## Start
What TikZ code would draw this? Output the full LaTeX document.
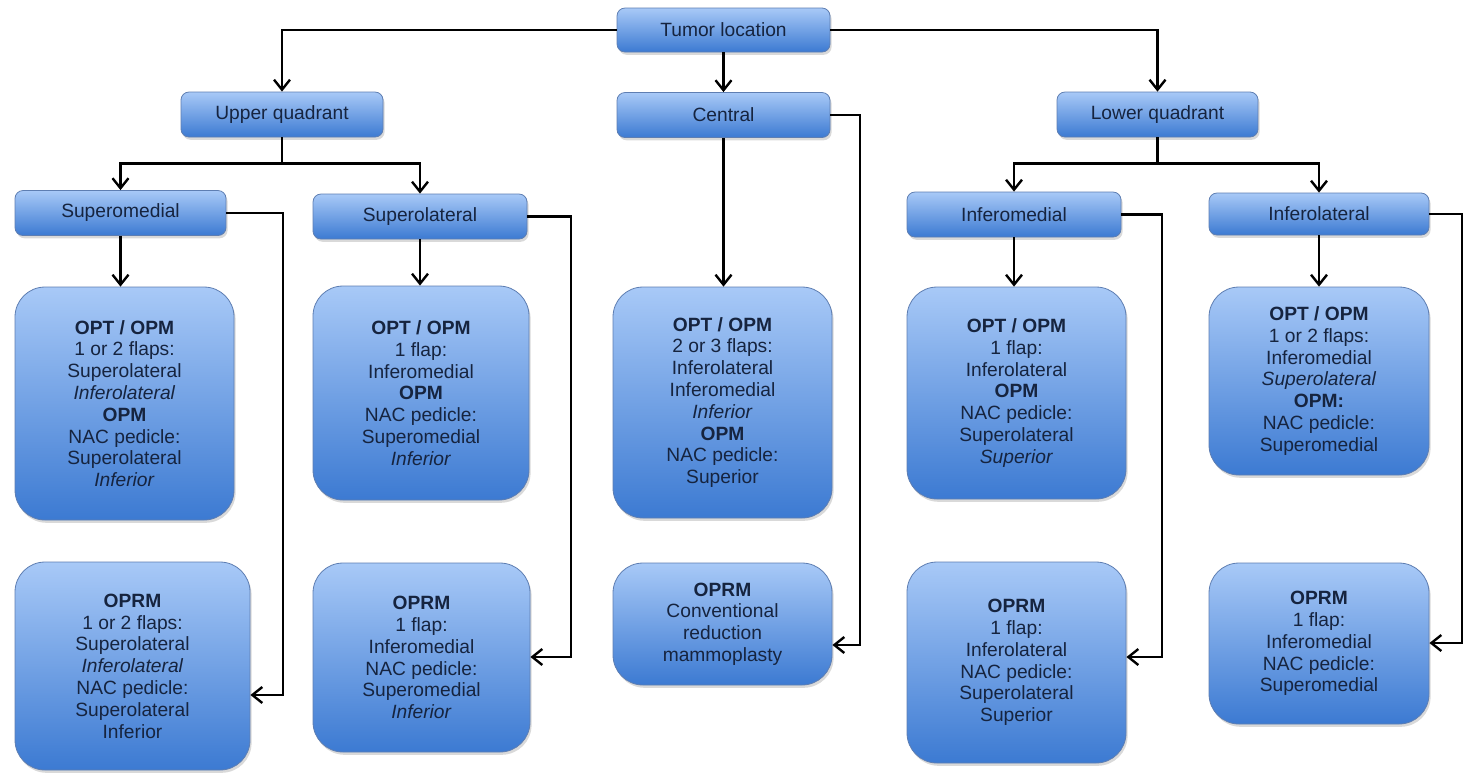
\documentclass[tikz,border=0pt]{standalone}
\usepackage{fontspec}
\setmainfont{Liberation Sans}
\usetikzlibrary{arrows.meta, shadows}

\definecolor{boxtop}{HTML}{A8C9F7}
\definecolor{boxbottom}{HTML}{3C7AD2}
\definecolor{boxedge}{HTML}{5E7EB2}
\definecolor{boxtext}{HTML}{16243F}

\tikzset{
	box/.style = {draw = boxedge, line width = 0.4pt, top color = boxtop, bottom color = boxbottom, text = boxtext, align = center, inner sep = 2pt, font = \fontsize{9.6pt}{10.9pt}\selectfont, drop shadow = {shadow xshift = 0.8pt, shadow yshift = -1.4pt, opacity = 0.3}},
	smallbox/.style = {box, rounded corners = 4pt, minimum height = 22.5pt},
	bigbox/.style = {box, rounded corners = 15pt, minimum width = 109.5pt},
	link/.style = {->, line width = 1.2pt}
}

\begin{document}
\begin{tikzpicture}[x = 0.5pt, y = -0.5pt, > = {Straight Barb[length = 5pt, width = 8pt]}]

	\useasboundingbox (0, 0) rectangle (1466, 773);

	% Location boxes

	\node [smallbox, minimum width = 106.5pt, minimum height = 22pt] (tumor) at (723.5, 30) {Tumor location};
	\node [smallbox, minimum width = 101pt] (upper) at (282, 114.5) {Upper quadrant};
	\node [smallbox, minimum width = 106.5pt] (central) at (723.5, 115) {Central};
	\node [smallbox, minimum width = 100.5pt] (lower) at (1157.5, 114.5) {Lower quadrant};

	\node [smallbox, minimum width = 105.5pt] (supmed) at (120.5, 213) {Superomedial};
	\node [smallbox, minimum width = 107pt] (suplat) at (420, 216.5) {Superolateral};
	\node [smallbox, minimum width = 107pt] (infmed) at (1014, 214.5) {Inferomedial};
	\node [smallbox, minimum width = 110pt, minimum height = 21pt] (inflat) at (1319, 214) {Inferolateral};

	% OPT / OPM boxes

	\node [bigbox, minimum height = 116.5pt] (optsm) at (124.5, 403.5) {\textbf{OPT / OPM}\\1 or 2 flaps:\\Superolateral\\\textit{Inferolateral}\\\textbf{OPM}\\NAC pedicle:\\Superolateral\\\textit{Inferior}};
	\node [bigbox, minimum width = 108pt, minimum height = 107pt] (optsl) at (421, 393) {\textbf{OPT / OPM}\\1 flap:\\Inferomedial\\\textbf{OPM}\\NAC pedicle:\\Superomedial\\\textit{Inferior}};
	\node [bigbox, minimum height = 115.5pt] (optc) at (722.5, 402.5) {\textbf{OPT / OPM}\\2 or 3 flaps:\\Inferolateral\\Inferomedial\\\textit{Inferior}\\\textbf{OPM}\\NAC pedicle:\\Superior};
	\node [bigbox, minimum height = 106pt] (optim) at (1016.5, 393) {\textbf{OPT / OPM}\\1 flap:\\Inferolateral\\\textbf{OPM}\\NAC pedicle:\\Superolateral\\\textit{Superior}};
	\node [bigbox, minimum width = 110pt, minimum height = 94pt] (optil) at (1319, 381) {\textbf{OPT / OPM}\\1 or 2 flaps:\\Inferomedial\\\textit{Superolateral}\\\textbf{OPM:}\\NAC pedicle:\\Superomedial};

	% OPRM boxes

	\node [bigbox, minimum width = 117.5pt, minimum height = 104pt] (oprmsm) at (132.5, 666) {\textbf{OPRM}\\1 or 2 flaps:\\Superolateral\\\textit{Inferolateral}\\NAC pedicle:\\Superolateral\\Inferior};
	\node [bigbox, minimum width = 108.5pt, minimum height = 94.5pt] (oprmsl) at (421.5, 657.5) {\textbf{OPRM}\\1 flap:\\Inferomedial\\NAC pedicle:\\Superomedial\\\textit{Inferior}};
	\node [bigbox, minimum height = 61pt] (oprmc) at (722.5, 624) {\textbf{OPRM}\\Conventional\\reduction\\mammoplasty};
	\node [bigbox, minimum height = 100.5pt] (oprmim) at (1016.5, 662.5) {\textbf{OPRM}\\1 flap:\\Inferolateral\\NAC pedicle:\\Superolateral\\Superior};
	\node [bigbox, minimum width = 110pt, minimum height = 80.5pt] (oprmil) at (1319, 643.5) {\textbf{OPRM}\\1 flap:\\Inferomedial\\NAC pedicle:\\Superomedial};

	% Tree links

	\draw [link] (tumor.west) -| (upper.north);
	\draw [link] (tumor.south) -- (central.north);
	\draw [link] (tumor.east) -| (lower.north);

	\draw [link] (upper.south) -- ++(0, 26) -| (supmed.north);
	\draw [link] (upper.south) -- ++(0, 26) -| (suplat.north);
	\draw [link] (lower.south) -- ++(0, 26) -| (infmed.north);
	\draw [link] (lower.south) -- ++(0, 26) -| (inflat.north);

	\foreach \from / \to in {supmed/optsm, suplat/optsl, central/optc, infmed/optim, inflat/optil}
		\draw [link] (\from.south) -- (\from.south |- \to.north);

	% Side links to OPRM

	\foreach \from / \to / \x / \y in {supmed/oprmsm/283/695, suplat/oprmsl/571/657, central/oprmc/860/645, infmed/oprmim/1162/657, inflat/oprmil/1462/643}
	{
		\coordinate (turn) at (\x, \y);
		\draw [link] (\from.east) -| (turn) -- (\to.east |- turn);
	}

\end{tikzpicture}
\end{document}
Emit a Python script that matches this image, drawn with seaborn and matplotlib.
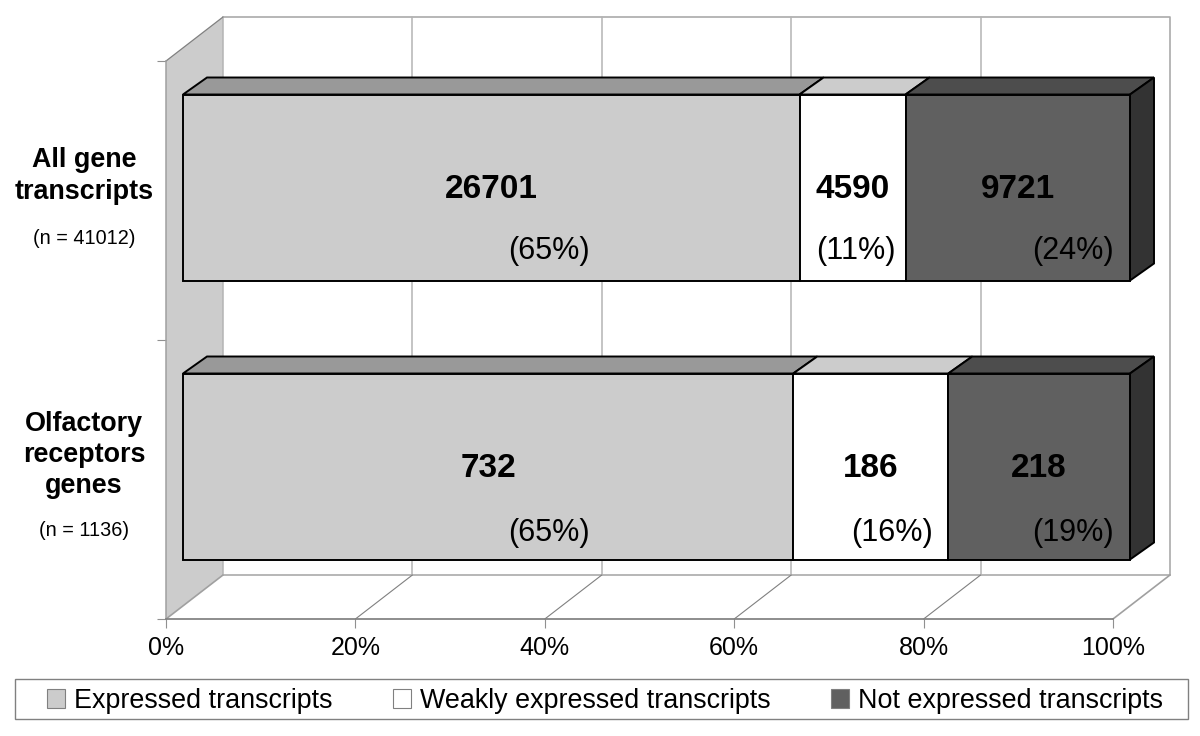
import matplotlib
matplotlib.use("Agg")
import matplotlib.pyplot as plt
from matplotlib.patches import Patch, Polygon, Rectangle
from matplotlib.transforms import Affine2D, ScaledTranslation
import seaborn as sns

sns.set_theme(style="white")
plt.rcParams['font.family'] = ['Liberation Sans', 'DejaVu Sans']

categories = ["All gene transcripts", "Olfactory receptors genes"]
category_text = ["All gene\ntranscripts", "Olfactory\nreceptors\ngenes"]
n_text = ["(n = 41012)", "(n = 1136)"]
series_names = ["Expressed transcripts", "Weakly expressed transcripts", "Not expressed transcripts"]
counts = [[26701, 732], [4590, 186], [9721, 218]]
pct_text = [["(65%)", "(65%)"], ["(11%)", "(16%)"], ["(24%)", "(19%)"]]
pct_label_x = [[38.6, 38.6], [71.1, 74.9], [94.0, 94.0]]
xticks = [0, 20, 40, 60, 80, 100]
xticklabels = ["0%", "20%", "40%", "60%", "80%", "100%"]

front = ["#cccccc", "#ffffff", "#606060"]
top = ["#999999", "#cccccc", "#4d4d4d"]
side = "#333333"
W, H = 1200, 736

fig = plt.figure(figsize=(W / 100, H / 100), dpi=100, facecolor="white")
px = Affine2D().scale(1, -1).translate(0, H)

def axes_px(x0, y0, x1, y1):
    return fig.add_axes([x0 / W, 1 - y1 / H, (x1 - x0) / W, (y1 - y0) / H])

def shift(ax, dx, dy):
    return ax.transData + ScaledTranslation(dx / 100, -dy / 100, fig.dpi_scale_trans)

# ---- chart box: front plane of the 3-D axes -----
box = axes_px(166, 61, 1113, 619)
box.set_xlim(0, 100)
box.set_ylim(2, 0)
box.patch.set_visible(False)
for s in ["top", "right"]:
    box.spines[s].set_visible(False)
box.spines["bottom"].set_color("#808080")
box.spines["left"].set_color("#a0a0a0")
box.spines["left"].set_linewidth(1.1)
box.set_xticks(xticks)
box.set_xticklabels(xticklabels, fontsize=18, color="black")
box.set_yticks([0, 1, 2])
box.set_yticklabels([])
box.tick_params(axis="both", length=6.5, width=0.8, color="#909090", bottom=True, left=True, pad=6)
box.grid(False)

back = shift(box, 57, -44)
wall_edge = "#aaaaaa"
inv = box.transData.inverted()
wall_pts = [(0, 0, 0, 0), (0, 2, 0, 0), (0, 2, 57, -44), (0, 0, 57, -44)]
disp = [box.transData.transform((x, y)) + [dx, -dy] for x, y, dx, dy in wall_pts]
box.add_patch(Polygon(inv.transform(disp), closed=True, facecolor="#cccccc", edgecolor="none",
                      clip_on=False, zorder=0))
box.plot([0, 100, 100], [0, 0, 2], transform=back, color=wall_edge, lw=1.2, clip_on=False, zorder=1)
box.plot([0, 100], [2, 2], transform=back, color=wall_edge, lw=1.2, clip_on=False, zorder=1)
for t in xticks[:-1]:
    box.plot([t, t], [0, 2], transform=back, color="#b4b4b4", lw=1.1, clip_on=False, zorder=1)
for t in xticks:
    p0 = box.transData.transform((t, 2))
    (a, b), (c, d) = inv.transform([p0, p0 + [57, 44]])
    box.plot([a, c], [b, d], color="#a0a0a0" if t in (0, 100) else "#808080",
             lw=1.2 if t in (0, 100) else 0.8, clip_on=False, zorder=1)
p0 = box.transData.transform((0, 0))
(a, b), (c, d) = inv.transform([p0, p0 + [57, 44]])
box.plot([a, c], [b, d], color="#808080", lw=0.9, clip_on=False, zorder=1)

# ---- stacked bars -----
ax = axes_px(183, 48, 1130, 606)
totals = [sum(c[i] for c in counts) for i in range(2)]
shares = [[100 * v / totals[i] for i, v in enumerate(c)] for c in counts]
lefts = [0.0, 0.0]
dx_bar, dy_bar = 24, -17
edge_kw = dict(edgecolor="black", linewidth=1.4, clip_on=False)
all_lefts = []
for j, name in enumerate(series_names):
    sns.barplot(x=shares[j], y=categories, left=lefts, color=front[j], saturation=1,
                width=2 / 3, orient="h", ax=ax, zorder=3, **edge_kw)
    all_lefts.append(list(lefts))
    lefts = [l + s for l, s in zip(lefts, shares[j])]
ax.set_xlim(0, 100)
ax.set_ylim(1.5, -0.5)
ax.axis("off")

h = 1 / 3
inv_a = ax.transData.inverted()
def pts(x, y, dx=0, dy=0):
    return inv_a.transform(ax.transData.transform((x, y)) + [dx, -dy])

pct_drop = [63, 66]
for i in range(2):
    yt, yb = i - h, i + h
    for j in range(3):
        x0 = all_lefts[j][i]
        x1 = x0 + shares[j][i]
        ax.add_patch(Polygon([pts(x0, yt), pts(x1, yt), pts(x1, yt, dx_bar, dy_bar), pts(x0, yt, dx_bar, dy_bar)],
                             closed=True, facecolor=top[j], zorder=2, **edge_kw))
    ax.add_patch(Polygon([pts(100, yt), pts(100, yb), pts(100, yb, dx_bar, dy_bar), pts(100, yt, dx_bar, dy_bar)],
                         closed=True, facecolor=side, zorder=2, **edge_kw))
    for j in range(3):
        x0 = all_lefts[j][i]
        ax.text(x0 + shares[j][i] / 2, i, f"{counts[j][i]}", fontsize=24, fontweight="bold",
                ha="center", va="center", color="black", zorder=5,
                transform=ax.transData + Affine2D().translate(0, -2))
        ax.text(pct_label_x[j][i], i, pct_text[j][i], fontsize=22, ha="center", va="center",
                color="black", zorder=5, transform=ax.transData + Affine2D().translate(0, -pct_drop[i]))

# ---- category labels -----
for txt, y in zip(category_text, [176, 455]):
    fig.text(84, y, txt, transform=px, fontsize=19.4, fontweight="bold", ha="center", va="center",
             linespacing=1.26, color="black")
for txt, y in zip(n_text, [238, 531]):
    fig.text(84, y, txt, transform=px, fontsize=14.3, ha="center", va="center", color="black")

# ---- legend -----
fig.add_artist(Rectangle((15, 679), 1173, 40, transform=px, facecolor="white", edgecolor="#808080", linewidth=1.0))
handles = [Patch(facecolor=c, edgecolor="#808080", linewidth=0.8) for c in front]
leg = fig.legend(handles, series_names, ncol=3, loc="center left",
                 bbox_to_anchor=(47 / W, 1 - 701 / H),
                 fontsize=19.4, frameon=False,
                 handlelength=0.67, handleheight=0.67, handletextpad=0.34, borderpad=0,
                 borderaxespad=0, columnspacing=2.24, labelcolor="black")

fig.savefig("out.png", dpi=100, facecolor="white")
## End
From the records above, copy exactly the stretch from the line holding "Emit a Python" through the line holding "import seaborn as sns", both ends included, without the pictures.

Emit a Python script that matches this image, drawn with seaborn and matplotlib.
import matplotlib
matplotlib.use("Agg")
import matplotlib.pyplot as plt
from matplotlib.patches import Patch, Polygon, Rectangle
from matplotlib.transforms import Affine2D, ScaledTranslation
import seaborn as sns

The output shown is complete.